A meno di un mese dal voto per la presidenza, Donald Trump usa di nuovo la tagliola dei dazi. Questa volta sotto forma di misura antidumping. Un atto di forza, con buona probabilità deciso in chiave elettorale, che colpisce ancora l'alluminio, il settore che nel 2018 - assieme al comparto dell'acciaio - era stato il casus belli usato dall'America per imporre tariffe punitive all'Unione europea. Questa volta, a essere colpiti sono 18 Paesi, compresi in un elenco che va dal Brasile all'Indonesia e in cui figura anche l'Italia. Orazio Zoccolan, direttore di Assomet (Associazione nazionale industrie metalli non ferrosi) è sorpreso dalla decisione («Mai fatto dumping»), ma non appare troppo preoccupato: «L'esportazione di lamiere in lega di alluminio è un settore importante ma di nicchia, rappresenta una quota marginale per i produttori italiani» e le misure Usa «non li metteranno in difficoltà».
La Cina, pur essendo il leader mondiale dell'alluminio (54% della produzione totale), non fa parte della lista perché già gravata da tasse aggiuntive sulle esportazioni. I più penalizzati saranno invece Germania e Bahrein, colpevoli di aver sovvenzionato i prezzi dell'alluminio destinato agli Usa. Una mossa destinata a invelenire i già tesi rapporti fra la Casa Bianca e la Cancelliera tedesca, Angela Merkel (nella foto). Nonché ad aprire un altro fronte di scontro con Bruxelles e vanificare l'intesa di agosto, volta a eliminare le ritorsioni su beni e generi alimentari per un controvalore di 170 milioni di euro, che sembrava il primo passo per chiudere il contenzioso Airbus-Boeing.

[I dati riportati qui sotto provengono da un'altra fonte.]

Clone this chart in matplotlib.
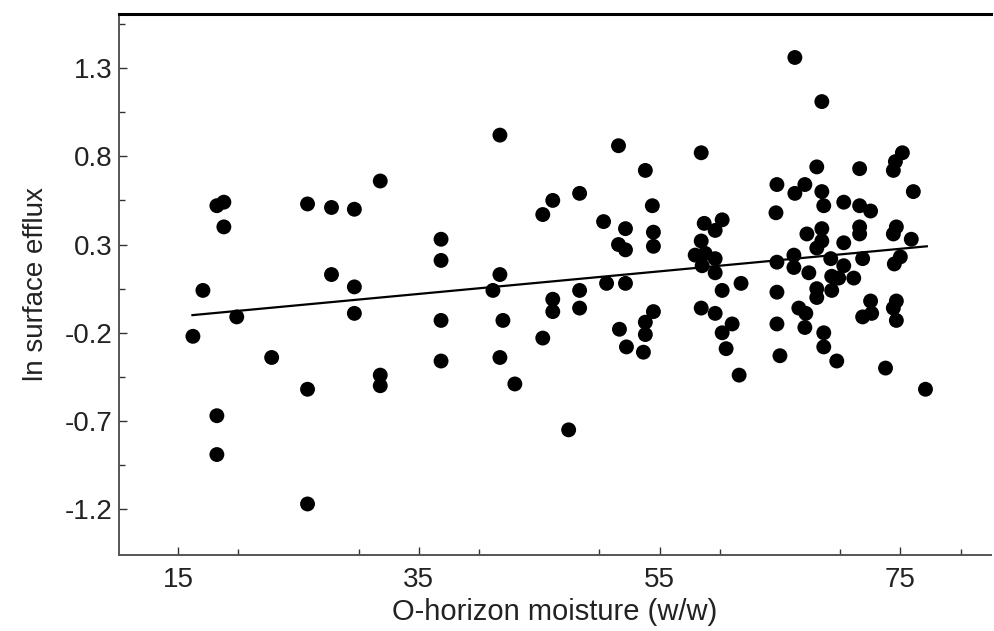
import matplotlib
matplotlib.use("Agg")
import matplotlib.pyplot as plt
from matplotlib.ticker import MultipleLocator, FixedLocator

plt.rcParams["font.family"] = ["Liberation Sans", "DejaVu Sans"]

# O-horizon moisture (w/w)
moisture = [
    16.24, 17.07, 18.23, 18.81, 18.81, 19.88, 18.23, 18.23, 22.78, 25.76,
    25.76, 25.76, 27.75, 27.75, 29.65, 29.65, 29.65, 31.80, 31.80, 31.80,
    36.85, 36.85, 36.85, 36.85, 41.74, 41.74, 41.16, 41.99, 41.74, 42.98,
    45.30, 46.13, 46.13, 46.13, 45.30, 48.36, 48.36, 48.36, 47.45, 50.35,
    50.60, 51.59, 51.59, 52.17, 52.17, 52.17, 51.67, 52.25, 53.82, 54.40,
    54.49, 54.49, 53.82, 53.82, 53.66, 54.49, 58.46, 58.71, 58.46, 57.96,
    58.79, 58.54, 58.46, 59.62, 60.20, 59.62, 59.62, 59.62, 60.20, 61.77,
    61.03, 60.20, 60.53, 61.61, 64.75, 64.67, 64.75, 64.75, 64.75, 65.00,
    66.24, 66.24, 67.07, 66.16, 66.16, 66.57, 67.15, 67.07, 67.24, 67.40,
    68.06, 68.48, 68.48, 68.64, 68.48, 68.48, 68.06, 68.06, 68.06, 68.64,
    68.64, 69.72, 69.22, 69.30, 69.30, 69.88, 70.30, 70.30, 70.30, 71.13,
    71.62, 71.62, 71.62, 71.62, 71.87, 72.53, 72.53, 71.87, 72.62, 73.77,
    75.17, 74.59, 74.42, 76.08, 74.67, 74.42, 75.91, 75.00, 74.50, 74.67,
    74.42, 74.67, 77.09,
]

# ln surface efflux
efflux = [
    -0.22, 0.04, 0.52, 0.54, 0.40, -0.11, -0.67, -0.89, -0.34, 0.53,
    -0.52, -1.17, 0.51, 0.13, 0.50, 0.06, -0.09, 0.66, -0.44, -0.50,
    0.33, 0.21, -0.13, -0.36, 0.92, 0.13, 0.04, -0.13, -0.34, -0.49,
    0.47, 0.55, -0.01, -0.08, -0.23, 0.59, 0.04, -0.06, -0.75, 0.43,
    0.08, 0.86, 0.30, 0.39, 0.27, 0.08, -0.18, -0.28, 0.72, 0.52,
    0.37, 0.29, -0.14, -0.21, -0.31, -0.08, 0.82, 0.42, 0.32, 0.24,
    0.25, 0.18, -0.06, -0.09, 0.44, 0.38, 0.22, 0.14, 0.04, 0.08,
    -0.15, -0.20, -0.29, -0.44, 0.64, 0.48, 0.20, 0.03, -0.15, -0.33,
    1.36, 0.59, 0.64, 0.24, 0.17, -0.06, -0.09, -0.17, 0.36, 0.14,
    0.74, 1.11, 0.60, 0.52, 0.39, 0.32, 0.28, 0.05, 0.00, -0.20,
    -0.28, -0.36, 0.22, 0.12, 0.04, 0.11, 0.54, 0.31, 0.18, 0.11,
    0.73, 0.52, 0.40, 0.36, 0.22, 0.49, -0.02, -0.11, -0.09, -0.40,
    0.82, 0.77, 0.72, 0.60, 0.40, 0.36, 0.33, 0.23, 0.19, -0.02,
    -0.06, -0.13, -0.52,
]

# fitted line end points
fit_x = [16.2, 77.2]
fit_y = [-0.10, 0.29]

x_ticks = [15, 35, 55, 75]
y_ticks = [-1.2, -0.7, -0.2, 0.3, 0.8, 1.3]

fig = plt.figure(figsize=(9.95, 6.31), dpi=100)
ax = fig.add_axes([0.1196, 0.1205, 0.876, 0.8575])

ax.scatter(moisture, efflux, s=115, color="black", edgecolors="none", zorder=3)
ax.plot(fit_x, fit_y, color="black", linewidth=1.6, zorder=2)

ax.set_xlim(10.1, 82.5)
ax.set_ylim(-1.459, 1.607)

ax.xaxis.set_major_locator(FixedLocator(x_ticks))
ax.xaxis.set_minor_locator(MultipleLocator(10))
ax.yaxis.set_major_locator(FixedLocator(y_ticks))
ax.yaxis.set_minor_locator(FixedLocator([-0.95, -0.45, 0.05, 0.55, 1.05, 1.55]))
ax.set_xticklabels([str(t) for t in x_ticks])
ax.set_yticklabels([f"{t:.1f}" for t in y_ticks])

ax.tick_params(which="major", direction="in", length=6, width=1, color="#333333",
               labelsize=20, labelcolor="#222222")
ax.tick_params(axis="x", which="major", pad=9)
ax.tick_params(axis="y", which="major", pad=5)
ax.tick_params(which="minor", direction="in", length=4, width=1, color="#333333")

ax.spines["right"].set_visible(False)
ax.spines["top"].set_linewidth(2.2)
ax.spines["top"].set_color("black")
for side in ["left", "bottom"]:
    ax.spines[side].set_linewidth(1.4)
    ax.spines[side].set_color("#555555")

ax.set_xlabel("O-horizon moisture (w/w)", fontsize=21, color="#222222", labelpad=3)
ax.set_ylabel("ln surface efflux", fontsize=20, color="#222222", labelpad=11)

fig.savefig("out.png", dpi=100, facecolor="white")
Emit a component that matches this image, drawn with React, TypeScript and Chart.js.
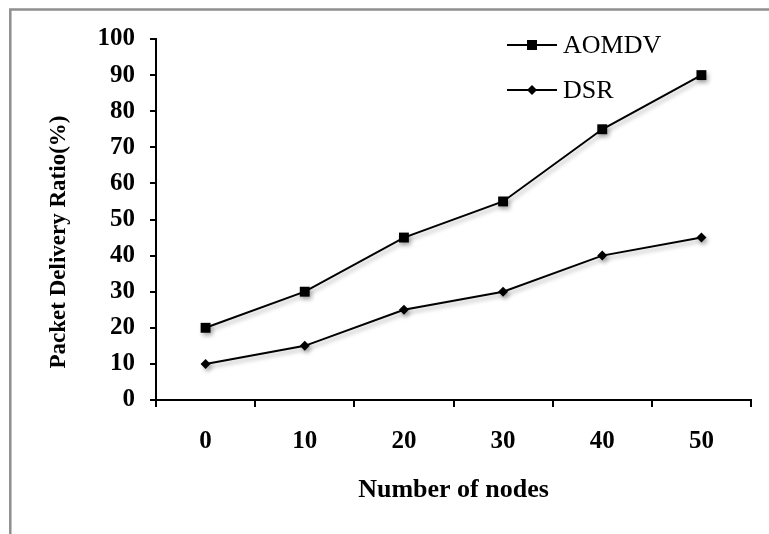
import React, { useEffect, useRef } from "react";
import { Chart, registerables } from "chart.js";

Chart.register(...registerables);

const categories = ["0", "10", "20", "30", "40", "50"];
const aomdvValues = [20, 30, 45, 55, 75, 90];
const dsrValues = [10, 15, 25, 30, 40, 45];
const seriesNames = ["AOMDV", "DSR"];
const xTitle = "Number of nodes";
const yTitle = "Packet Delivery Ratio(%)";

const SERIF = "'Liberation Serif', 'Times New Roman', serif";

const framePlugin = {
  id: "frame",
  beforeDraw(chart: any) {
    const ctx = chart.ctx;
    ctx.save();
    ctx.fillStyle = "#ffffff";
    ctx.fillRect(0, 0, chart.width, chart.height);
    ctx.strokeStyle = "#8f8f8f";
    ctx.lineWidth = 2.5;
    ctx.beginPath();
    ctx.moveTo(10.3, chart.height);
    ctx.lineTo(10.3, 9.5);
    ctx.lineTo(chart.width, 9.5);
    ctx.stroke();
    ctx.restore();
  },
};

const shadowPlugin = {
  id: "lineShadow",
  beforeDatasetsDraw(chart: any) {
    const ctx = chart.ctx;
    ctx.save();
    ctx.shadowColor = "rgba(0,0,0,0.3)";
    ctx.shadowOffsetX = 2;
    ctx.shadowOffsetY = 3;
    ctx.shadowBlur = 4;
  },
  afterDatasetsDraw(chart: any) {
    chart.ctx.restore();
  },
};

const yTitlePlugin = {
  id: "yTitleCustom",
  afterDraw(chart: any) {
    const ctx = chart.ctx;
    ctx.save();
    ctx.translate(59, 242);
    ctx.rotate(-Math.PI / 2);
    ctx.font = `bold 23px ${SERIF}`;
    ctx.fillStyle = "#000";
    ctx.textAlign = "center";
    ctx.textBaseline = "middle";
    ctx.fillText(yTitle, 0, 0);
    ctx.restore();
  },
};

const legendPlugin = {
  id: "customLegend",
  afterDraw(chart: any) {
    const ctx = chart.ctx;
    const rows = [45, 90];
    chart.data.datasets.forEach((ds: any, i: number) => {
      const y = rows[i];
      ctx.save();
      ctx.strokeStyle = "#000";
      ctx.fillStyle = "#000";
      ctx.lineWidth = 2;
      ctx.beginPath();
      ctx.moveTo(507, y);
      ctx.lineTo(557, y);
      ctx.stroke();
      if (ds.pointStyle === "rect") {
        ctx.fillRect(532 - 5, y - 5, 10, 10);
      } else {
        ctx.beginPath();
        ctx.moveTo(532, y - 5);
        ctx.lineTo(537, y);
        ctx.lineTo(532, y + 5);
        ctx.lineTo(527, y);
        ctx.closePath();
        ctx.fill();
      }
      ctx.font = `26px ${SERIF}`;
      ctx.textAlign = "left";
      ctx.textBaseline = "middle";
      ctx.fillText(ds.label, 563, y + 1);
      ctx.restore();
    });
  },
};

export default function App() {
  const ref = useRef<HTMLCanvasElement>(null);

  useEffect(() => {
    if (!ref.current) return;
    const chart = new Chart(ref.current, {
      type: "line",
      data: {
        labels: categories,
        datasets: [
          {
            label: seriesNames[0],
            data: aomdvValues,
            borderColor: "#000",
            backgroundColor: "#000",
            borderWidth: 2,
            pointStyle: "rect",
            pointRadius: 7,
            pointBorderWidth: 0,
            tension: 0,
          },
          {
            label: seriesNames[1],
            data: dsrValues,
            borderColor: "#000",
            backgroundColor: "#000",
            borderWidth: 2,
            pointStyle: "rectRot",
            pointRadius: 5,
            pointBorderWidth: 0,
            tension: 0,
          },
        ],
      },
      plugins: [framePlugin, shadowPlugin, yTitlePlugin, legendPlugin],
      options: {
        responsive: false,
        animation: false,
        devicePixelRatio: 1,
        layout: { padding: { top: 39, right: 18, left: 0, bottom: 0 } },
        plugins: {
          legend: { display: false },
          tooltip: { enabled: false },
        },
        scales: {
          x: {
            type: "category",
            offset: true,
            grid: {
              display: true,
              offset: true,
              drawOnChartArea: false,
              drawTicks: true,
              tickLength: 7,
              color: "#000",
              lineWidth: 2,
            },
            border: { display: true, color: "#000", width: 2 },
            ticks: {
              color: "#000",
              font: { family: SERIF, size: 25, weight: "bold" },
              padding: 20,
              maxRotation: 0,
            },
            title: {
              display: true,
              text: xTitle,
              color: "#000",
              font: { family: SERIF, size: 26, weight: "bold" },
              padding: { top: 0, bottom: 28 },
            },
            afterFit: (s: any) => {
              s.height = 134;
            },
          },
          y: {
            min: 0,
            max: 100,
            grid: {
              display: true,
              drawOnChartArea: false,
              drawTicks: true,
              tickLength: 6,
              color: "#000",
              lineWidth: 2,
            },
            border: { display: true, color: "#000", width: 2 },
            ticks: {
              stepSize: 10,
              color: "#000",
              font: { family: SERIF, size: 25, weight: "bold" },
              padding: 15,
            },
            afterFit: (s: any) => {
              s.width = 156;
            },
          },
        },
      },
    });
    return () => chart.destroy();
  }, []);

  return (
    <div style={{ position: "absolute", left: 0, top: 0, width: 769, height: 534 }}>
      <canvas ref={ref} width={769} height={534} style={{ display: "block" }} />
    </div>
  );
}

Ora gli Usa rimescolano le carte con un provvedimento di immediata applicazione (le decisioni definitive saranno però prese a febbraio) che va a impattare su merci per 1,96 miliardi di dollari, nonostante in maggio l'European Aluminium avesse redatto un documento per contestare le accuse di dumping. Le importazioni dei Paesi Ue oggetto dell'inchiesta - faceva notare il rapporto - ammontavano a un modesto 25% di tutte le importazioni nel mercato a stelle e strisce nel 2019, con il nostro Paese a ritagliarsi una fetta modesta, pari a 25.934 tonnellate rispetto a un ammontare totale delle importazioni americane da oltre 20 Paesi di poco inferiore a 950mila.
A una manciata di giorni dal voto l'ultima impuntatura di Trump sui dazi appare un atto di propaganda utile alla sua rielezione. Un modo per ribadire il suo ruolo di difensore della working class e avere consensi in un'area cruciale come la Rust Belt, dove i lavoratori dell'alluminio sono circa 150mila (e altrettanti sono impiegati nell'industria).
The Donald mantiene intanto atteggiamento ondivago sul nuovo piano di aiuti.
Ieri ha dato il via libera per riaprire le trattative con una nuova proposta da 1,8 miliardi. «I negoziati sulla manovra di stimolo stanno procedendo. Fate qualcosa di grosso», ha twittato. La palla va ai democratici, che però puntano su uno sforzo da 2.200 miliardi.